Slip clutch assemblies are relatively simple pieces of equipment. The major parts include the input side or tractor side clutch flange, the output or implement side clutch flange, a baffle or pressure plate, friction disks, sometimes an intermediate steel plate, bolts to hold it together and springs to provide the correct level of friction. If you use and abuse your slip clutch, it is possible to wear out or otherwise break your friction disks, like I did the last time I used my brush hog. In my situation, my clutch had seen many hours of abuse and the disks were worn super thin. It only took a little sapling, a little slippage and BAM!, my clutch disks disintegrated and my brush hog ceased its helpful spinning motion. By the way, if you’re mowing and have a hard time keeping traction in the field, consider using tractor tire fluid to add traction.

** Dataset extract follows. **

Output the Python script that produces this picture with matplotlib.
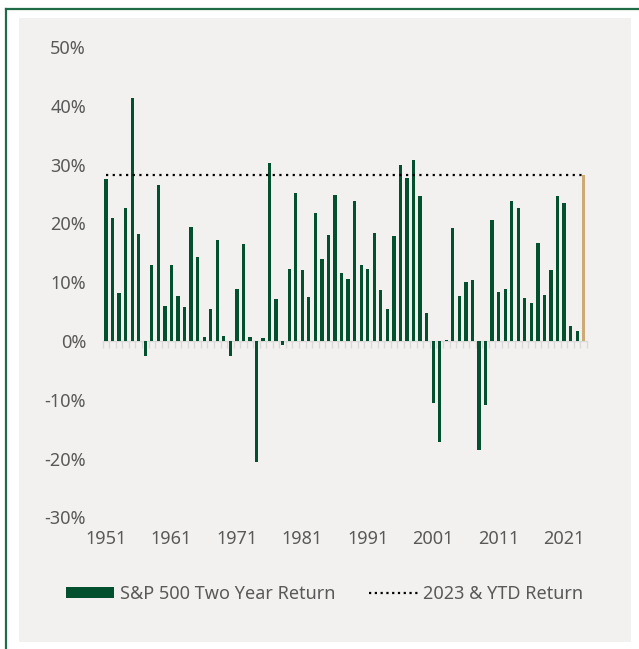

Repairing the clutch assembly was a breeze, but finding the parts was a challenge. Eventually, I found the appropriate clutch plate for my assembly on Amazon, new springs (for good measure) on another website as well as new bolts and nuts from the hardware store to do a complete rebuild. If you’re faced with replacing your clutch disks and you can’t find part numbers or original owners manuals, check and record the outer diameter (OD) and inner diameter (ID) in both inches and millimeters. Thicknesses are relatively universal across brands and your old disks are worn, so don’t bother measuring that. Many clutch lining manufacturers offer universal friction disks, so find the one that most closely resembles your dimensions, or if you can find a competent equipment dealer, have them order the rebuild kit for you.